日本公開まで1カ月。『ロッキー』シリーズの続編『クリード 炎の宿敵』
来年1月11日に日本公開となる『クリード 炎の宿敵』(原題『CREED II』)。
ロッキー・バルボアの最大のライバルだったアポロ・クリード。その息子を主人公とした第2作である。『ロッキーIV』でアポロの命を奪ったイワン・ドラゴが息子をファイターに育て上げ、クリード・ジュニアと対戦させるという内容だ。
『ロッキー』シリーズ6話と『クリード』の2話、計8作のなかで、最も収益をあげているのは1985年に制作された『ロッキーIV』である。米国内における売り上げが1億2千700万ドル強。日本を含む海外も合わせた総売り上げは3億40万ドル。因みに2位は『ロッキーIII』で、米国内で産んだ利益が1億2千500万ドル強、海外を含む収入が2億7千万ドル。
ビジネス的にトップ作品となった『ロッキーIV』が生まれた時代のアメリカ合衆国は、ソビエト連邦を「悪の帝国」と呼んだロナルド・レーガンが大統領の椅子に座っていた。社会情勢を読み、国民感情を刺激した点が成功に繋がったと言える。
さて、1985年の作品でロッキーに敗れたドラゴは、どんな人生を歩んでいたのかーー。それが、今回のメインテーマだ。
「すべてを失った。祖国も、尊敬も、そして妻も」
「俺は負けた」
という台詞が、胸に突き刺さる。
私はアメリカで、こうした言葉を実在の元世界チャンピオンから何度も聞かされた。スクリーンを見詰めながら、幾人もの元ファイターの姿が蘇った。
それでもドラゴは、息子の幸せを祈るパパだ。

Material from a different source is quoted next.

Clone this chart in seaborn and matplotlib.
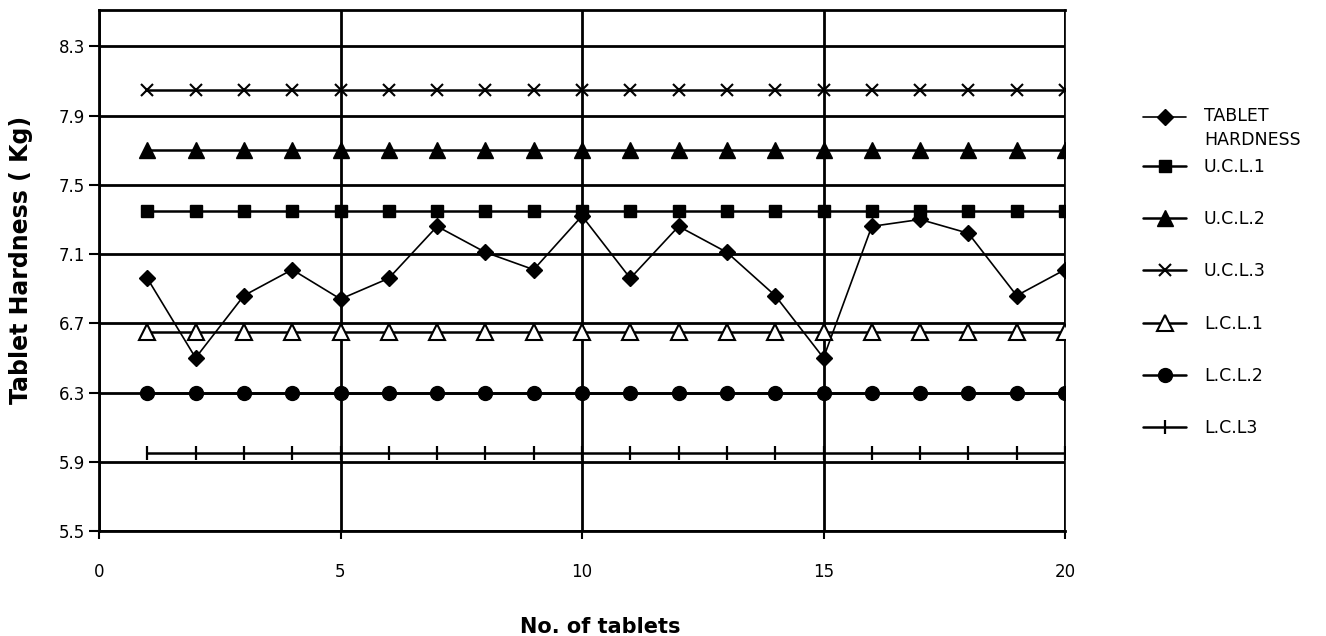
import matplotlib
matplotlib.use("Agg")
import matplotlib.pyplot as plt
import seaborn as sns
from matplotlib.legend_handler import HandlerLine2D

# ---- data -------------------------------------------------------------
tablet_no = list(range(1, 21))
tablet_hardness = [6.96, 6.50, 6.86, 7.01, 6.84, 6.96, 7.26, 7.11, 7.01, 7.32,
                   6.96, 7.26, 7.11, 6.86, 6.50, 7.26, 7.30, 7.22, 6.86, 7.01]
ucl_1 = [7.35] * 20
ucl_2 = [7.70] * 20
ucl_3 = [8.05] * 20
lcl_1 = [6.65] * 20
lcl_2 = [6.30] * 20
lcl_3 = [5.95] * 20
series_labels = ["TABLET\nHARDNESS", "U.C.L.1", "U.C.L.2", "U.C.L.3",
                 "L.C.L.1", "L.C.L.2", "L.C.L3"]
y_ticks = [5.5, 5.9, 6.3, 6.7, 7.1, 7.5, 7.9, 8.3]
y_tick_labels = ["5.5", "5.9", "6.3", "6.7", "7.1", "7.5", "7.9", "8.3"]
x_ticks = [0, 5, 10, 15, 20]
x_label = "No. of tablets"
y_label = "Tablet Hardness ( Kg)"

# ---- style ------------------------------------------------------------
sns.set_theme(style="white")
plt.rcParams["font.family"] = ["DejaVu Sans"]
plt.rcParams.update({
    "text.color": "black", "axes.labelcolor": "black",
    "xtick.color": "black", "ytick.color": "black",
    "axes.edgecolor": "black",
})

series_values = [tablet_hardness, ucl_1, ucl_2, ucl_3, lcl_1, lcl_2, lcl_3]
series_styles = [
    dict(marker="D", markersize=8.5, markerfacecolor="black", markeredgewidth=1.0, linewidth=1.2),
    dict(marker="s", markersize=9, markerfacecolor="black", markeredgewidth=1.0, linewidth=1.8),
    dict(marker="^", markersize=11, markerfacecolor="black", markeredgewidth=1.0, linewidth=1.8),
    dict(marker="x", markersize=8, markerfacecolor="black", markeredgewidth=1.5, linewidth=1.8),
    dict(marker="^", markersize=11, markerfacecolor="white", markeredgewidth=1.5, linewidth=1.8),
    dict(marker="o", markersize=10, markerfacecolor="black", markeredgewidth=1.0, linewidth=1.8),
    dict(marker="|", markersize=9.5, markerfacecolor="black", markeredgewidth=1.6, linewidth=1.8),
]

W, H = 1326, 636
fig = plt.figure(figsize=(W / 100, H / 100), dpi=100)
ax = fig.add_axes([99 / W, 1 - 531 / H, 966 / W, 521 / H])

for label, values, style in zip(series_labels, series_values, series_styles):
    sns.lineplot(x=tablet_no, y=values, ax=ax, color="black",
                 markeredgecolor="black", label=label, legend=False,
                 errorbar=None, zorder=3, **style)

# ---- axes -------------------------------------------------------------
ax.set_xlim(0, 20)
ax.set_ylim(5.5, 8.51)
ax.set_xticks(x_ticks)
ax.set_yticks(y_ticks)
ax.set_yticklabels(y_tick_labels)
ax.set_axisbelow(True)
ax.grid(True, color="black", linewidth=2.0)
for side in ["left", "bottom", "top"]:
    ax.spines[side].set_linewidth(2.0)
ax.spines["right"].set_linewidth(1.2)
ax.tick_params(axis="x", bottom=True, direction="out", length=6, width=1.5,
               pad=17, labelsize=12)
ax.tick_params(axis="y", left=True, direction="out", length=7, width=1.5,
               pad=3, labelsize=12)

ax.set_xlabel(x_label, fontsize=15, fontweight="bold")
ax.xaxis.set_label_coords(0.5186, -0.165)
ax.set_ylabel(y_label, fontsize=17, fontweight="bold")
ax.yaxis.set_label_coords(-0.068, 0.52)

# ---- legend -----------------------------------------------------------
class RaisedLine(HandlerLine2D):
    """Line handler whose sample sits on the first line of a wrapped label."""
    def __init__(self, raise_pt, **kw):
        super().__init__(**kw)
        self.raise_pt = raise_pt

    def create_artists(self, legend, orig_handle, xdescent, ydescent,
                       width, height, fontsize, trans):
        return super().create_artists(legend, orig_handle, xdescent,
                                      ydescent - 2 * self.raise_pt,
                                      width, height, fontsize, trans)

handles = ax.get_lines()[:7]
common = dict(frameon=False, borderpad=0, borderaxespad=0, handlelength=2.5,
              handletextpad=1.0, fontsize=12.5, numpoints=1, loc="upper left",
              bbox_transform=fig.transFigure)

leg_top = ax.legend([handles[0]], [series_labels[0]],
                    bbox_to_anchor=(1143 / W, 1 - 107 / H),
                    handler_map={handles[0]: RaisedLine(9.0)}, **common)
leg_top.get_texts()[0].set_linespacing(1.45)
ax.add_artist(leg_top)

ax.legend(handles[1:], series_labels[1:], labelspacing=1.97,
          bbox_to_anchor=(1143 / W, 1 - 158 / H), **common)

fig.savefig("out.png", dpi=100)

本作は、ボクサーの儚さが上手く描かれている。
シルベスタ・スタローンは、1975年3月24日に催されたモハメド・アリvs.チャック・ウェプナー戦をハリウッドの劇場で目にし、ウェプナーの闘魂に酔いしれる。劇場を出た後72時間を費やし、ウェプナーをモデルとした脚本を書いた。そして翌年、映画界に一石を投じるのだ。

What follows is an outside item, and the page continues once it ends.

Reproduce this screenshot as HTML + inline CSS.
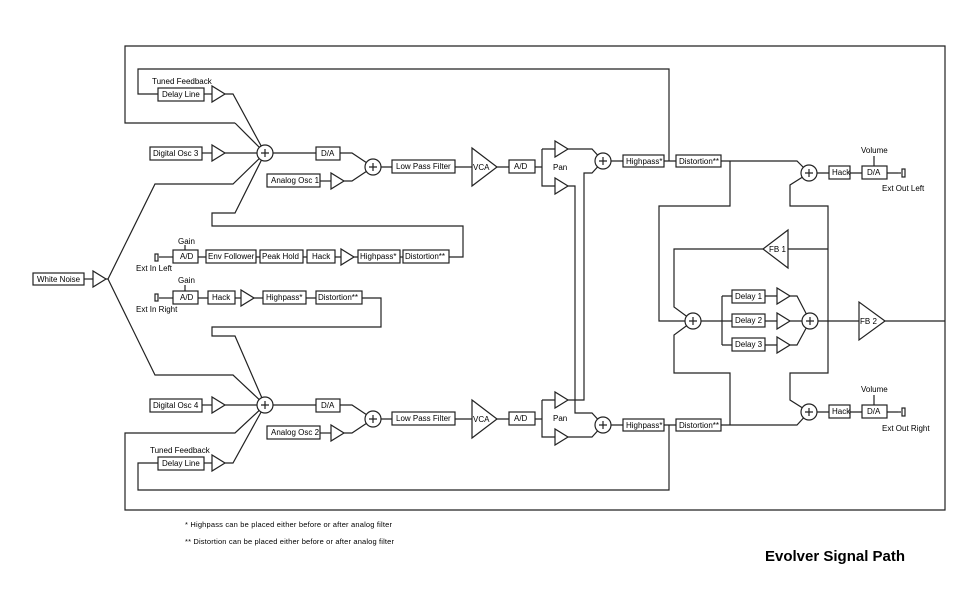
<!DOCTYPE html>
<html><head><meta charset="utf-8"><style>
html,body{margin:0;padding:0;background:#fff;}
svg{display:block;}
text{font-family:"Liberation Sans",Arial,sans-serif;font-size:8px;fill:#000;}
.l{fill:none;stroke:#222;stroke-width:1.2;}
.b{fill:#fff;stroke:#222;stroke-width:1.2;}
</style></head><body>
<svg width="974" height="607" viewBox="0 0 974 607" xmlns="http://www.w3.org/2000/svg">
<defs>
<g id="tri"><polygon class="b" points="0,-8 0,8 13,0"/></g>
<g id="sum"><circle class="b" cx="0" cy="0" r="8"/><path class="l" d="M-4,0H4M0,-4V4"/></g>
</defs>
<!-- frame + loops -->
<path class="l" d="M235,123H125V46H945V510H125V433H235L265,405"/>
<path class="l" d="M235,123L265,153"/>
<path class="l" d="M158,94H138V69H669V161"/>
<path class="l" d="M158,463H138V490H669V425"/>
<!-- white noise -->
<rect class="b" x="33" y="273" width="51" height="12"/><text x="37" y="282">White Noise</text>
<path class="l" d="M84,279H93"/><use href="#tri" x="93" y="279"/>
<path class="l" d="M106,279H108L155,184H233L265,153M108,279L155,375H233L265,405"/>
<!-- top voice -->
<text x="152" y="84">Tuned Feedback</text>
<rect class="b" x="158" y="88" width="46" height="13"/><text x="162" y="97">Delay Line</text>
<path class="l" d="M204,94H212"/><use href="#tri" x="212" y="94"/><path class="l" d="M225,94H233L265,153"/>
<rect class="b" x="150" y="147" width="52" height="13"/><text x="153" y="156">Digital Osc 3</text>
<path class="l" d="M202,153H212"/><use href="#tri" x="212" y="153"/><path class="l" d="M225,153H265"/>
<path class="l" d="M265,153L235,213H212V226H463V257H449"/>
<path class="l" d="M265,153H316M340,153H352L373,167M344,181H352L373,167M373,167H392M455,167H472M497,167H509M535,167H542M542,149V186H555M542,149H555"/>
<use href="#sum" x="265" y="153"/>
<rect class="b" x="316" y="147" width="24" height="13"/><text x="321" y="156">D/A</text>
<rect class="b" x="267" y="174" width="53" height="13"/><text x="271" y="183">Analog Osc 1</text>
<path class="l" d="M320,181H331"/><use href="#tri" x="331" y="181"/>
<use href="#sum" x="373" y="167"/>
<rect class="b" x="392" y="160" width="63" height="13"/><text x="396" y="169">Low Pass Filter</text>
<polygon class="b" points="472,148 472,186 497,167"/><text x="473" y="170">VCA</text>
<rect class="b" x="509" y="160" width="26" height="13"/><text x="514" y="169">A/D</text>
<text x="553" y="170">Pan</text>
<use href="#tri" x="555" y="149"/><use href="#tri" x="555" y="186"/>
<path class="l" d="M568,149H592L603,161M568,186H575V413H592L603,425M568,400H584V173H592L603,161"/>
<path class="l" d="M611,161H623M664,161H676M611,425H623M664,425H676"/>
<use href="#sum" x="603" y="161"/>
<rect class="b" x="623" y="155" width="41" height="12"/><text x="626" y="164">Highpass*</text>
<rect class="b" x="676" y="155" width="45" height="12"/><text x="679" y="164">Distortion**</text>
<!-- ext in -->
<text x="178" y="244">Gain</text><path class="l" d="M185,245V250"/>
<rect class="b" x="155" y="254" width="3" height="7"/><path class="l" d="M159,257H173"/>
<text x="136" y="271">Ext In Left</text>
<rect class="b" x="173" y="250" width="25" height="13"/><text x="180" y="259">A/D</text>
<path class="l" d="M198,257H206M256,257H260M303,257H307M335,257H341M354,257H358M400,257H403"/>
<rect class="b" x="206" y="250" width="50" height="13"/><text x="208" y="259">Env Follower</text>
<rect class="b" x="260" y="250" width="43" height="13"/><text x="262" y="259">Peak Hold</text>
<rect class="b" x="307" y="250" width="28" height="13"/><text x="312" y="259">Hack</text>
<use href="#tri" x="341" y="257"/>
<rect class="b" x="358" y="250" width="42" height="13"/><text x="360" y="259">Highpass*</text>
<rect class="b" x="403" y="250" width="46" height="13"/><text x="405" y="259">Distortion**</text>
<text x="178" y="283">Gain</text><path class="l" d="M185,285V291"/>
<rect class="b" x="155" y="294" width="3" height="7"/><path class="l" d="M159,298H173"/>
<text x="136" y="312">Ext In Right</text>
<rect class="b" x="173" y="291" width="25" height="13"/><text x="180" y="300">A/D</text>
<path class="l" d="M198,298H208M235,298H241M254,298H263M306,298H316M362,298H381V327H212V336H235L265,405"/>
<rect class="b" x="208" y="291" width="27" height="13"/><text x="212" y="300">Hack</text>
<use href="#tri" x="241" y="298"/>
<rect class="b" x="263" y="291" width="43" height="13"/><text x="266" y="300">Highpass*</text>
<rect class="b" x="316" y="291" width="46" height="13"/><text x="318" y="300">Distortion**</text>
<!-- bottom voice -->
<rect class="b" x="150" y="399" width="52" height="13"/><text x="153" y="408">Digital Osc 4</text>
<path class="l" d="M202,405H212"/><use href="#tri" x="212" y="405"/><path class="l" d="M225,405H265"/>
<text x="150" y="453">Tuned Feedback</text>
<rect class="b" x="158" y="457" width="46" height="13"/><text x="162" y="466">Delay Line</text>
<path class="l" d="M204,463H212"/><use href="#tri" x="212" y="463"/><path class="l" d="M225,463H233L265,405"/>
<path class="l" d="M265,405H316M340,405H352L373,419M344,433H352L373,419M373,419H392M455,419H472M497,419H509M535,419H542M542,400V437H555M542,400H555"/>
<use href="#sum" x="265" y="405"/>
<rect class="b" x="316" y="399" width="24" height="13"/><text x="321" y="408">D/A</text>
<rect class="b" x="267" y="426" width="53" height="13"/><text x="271" y="435">Analog Osc 2</text>
<path class="l" d="M320,433H331"/><use href="#tri" x="331" y="433"/>
<use href="#sum" x="373" y="419"/>
<rect class="b" x="392" y="412" width="63" height="13"/><text x="396" y="421">Low Pass Filter</text>
<polygon class="b" points="472,400 472,438 497,419"/><text x="473" y="422">VCA</text>
<rect class="b" x="509" y="412" width="26" height="13"/><text x="514" y="421">A/D</text>
<text x="553" y="421">Pan</text>
<use href="#tri" x="555" y="400"/><use href="#tri" x="555" y="437"/>
<path class="l" d="M568,437H592L603,425"/>
<use href="#sum" x="603" y="425"/>
<rect class="b" x="623" y="419" width="41" height="12"/><text x="626" y="428">Highpass*</text>
<rect class="b" x="676" y="419" width="45" height="12"/><text x="679" y="428">Distortion**</text>
<!-- effects section -->
<path class="l" d="M721,161H797L809,173M730,161V206H659V321H693"/>
<path class="l" d="M809,173L790,185V206H828V373H790V400L809,412"/>
<path class="l" d="M788,249H828M763,249H674V307L693,321M693,321L674,335V373H730V425M721,425H797L809,412"/>
<path class="l" d="M693,321H722M722,296V345M722,296H732M722,321H732M722,345H732M765,296H777M765,321H777M765,345H777M790,296H797L810,321M790,321H810M790,345H797L810,321M810,321H859M885,321H945"/>
<polygon class="b" points="788,230 788,268 763,249"/><text x="769" y="252">FB 1</text>
<use href="#sum" x="693" y="321"/>
<rect class="b" x="732" y="290" width="33" height="13"/><text x="735" y="299">Delay 1</text>
<rect class="b" x="732" y="314" width="33" height="13"/><text x="735" y="323">Delay 2</text>
<rect class="b" x="732" y="338" width="33" height="13"/><text x="735" y="347">Delay 3</text>
<use href="#tri" x="777" y="296"/><use href="#tri" x="777" y="321"/><use href="#tri" x="777" y="345"/>
<use href="#sum" x="810" y="321"/>
<polygon class="b" points="859,302 859,340 885,321"/><text x="860" y="324">FB 2</text>
<!-- outputs -->
<path class="l" d="M817,173H829M850,173H862M887,173H898M817,412H829M850,412H862M887,412H898M874,156V166M874,395V405"/>
<use href="#sum" x="809" y="173"/><use href="#sum" x="809" y="412"/>
<rect class="b" x="829" y="166" width="21" height="13"/><text x="832" y="175">Hack</text>
<rect class="b" x="862" y="166" width="25" height="13"/><text x="867" y="175">D/A</text>
<text x="861" y="153">Volume</text>
<rect class="b" x="902" y="169" width="3" height="8"/><path class="l" d="M898,173H901"/>
<text x="882" y="191">Ext Out Left</text>
<rect class="b" x="829" y="405" width="21" height="13"/><text x="832" y="414">Hack</text>
<rect class="b" x="862" y="405" width="25" height="13"/><text x="867" y="414">D/A</text>
<text x="861" y="392">Volume</text>
<rect class="b" x="902" y="408" width="3" height="8"/><path class="l" d="M898,412H901"/>
<text x="882" y="431">Ext Out Right</text>
<!-- footnotes -->
<text x="185" y="527" style="font-size:7.5px" textLength="207">* Highpass can be placed either before or after analog filter</text>
<text x="185" y="544" style="font-size:7.5px" textLength="209">** Distortion can be placed either before or after analog filter</text>
<text x="765" y="561" style="font-size:15px;font-weight:bold">Evolver Signal Path</text>
</svg>
</body></html>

無論、賛否両論あるが、ロッキーは誕生以来、多くのボクサーたちから愛されている。今回の『クリード 炎の宿敵』にも、ロイ・ジョーンズ・ジュニア、アンドレ・ウォードといった元世界王者が出演している。
42年という歳月で、独身だったロッキーは、孫を持つお爺ちゃんとなった。私たち視聴者も、同じように年を取った。
今回のロッキー・バルボアに、あなたは何を見るか? 青春と呼べた季節か、子育てに悩む今日の己か、あるいは可愛い孫との関係か-----。
試写会で私の左隣に座っていた女性は、残り15分くらいから、何度も涙を拭っていた。長く続くだけのことはある、重みのある作品だ。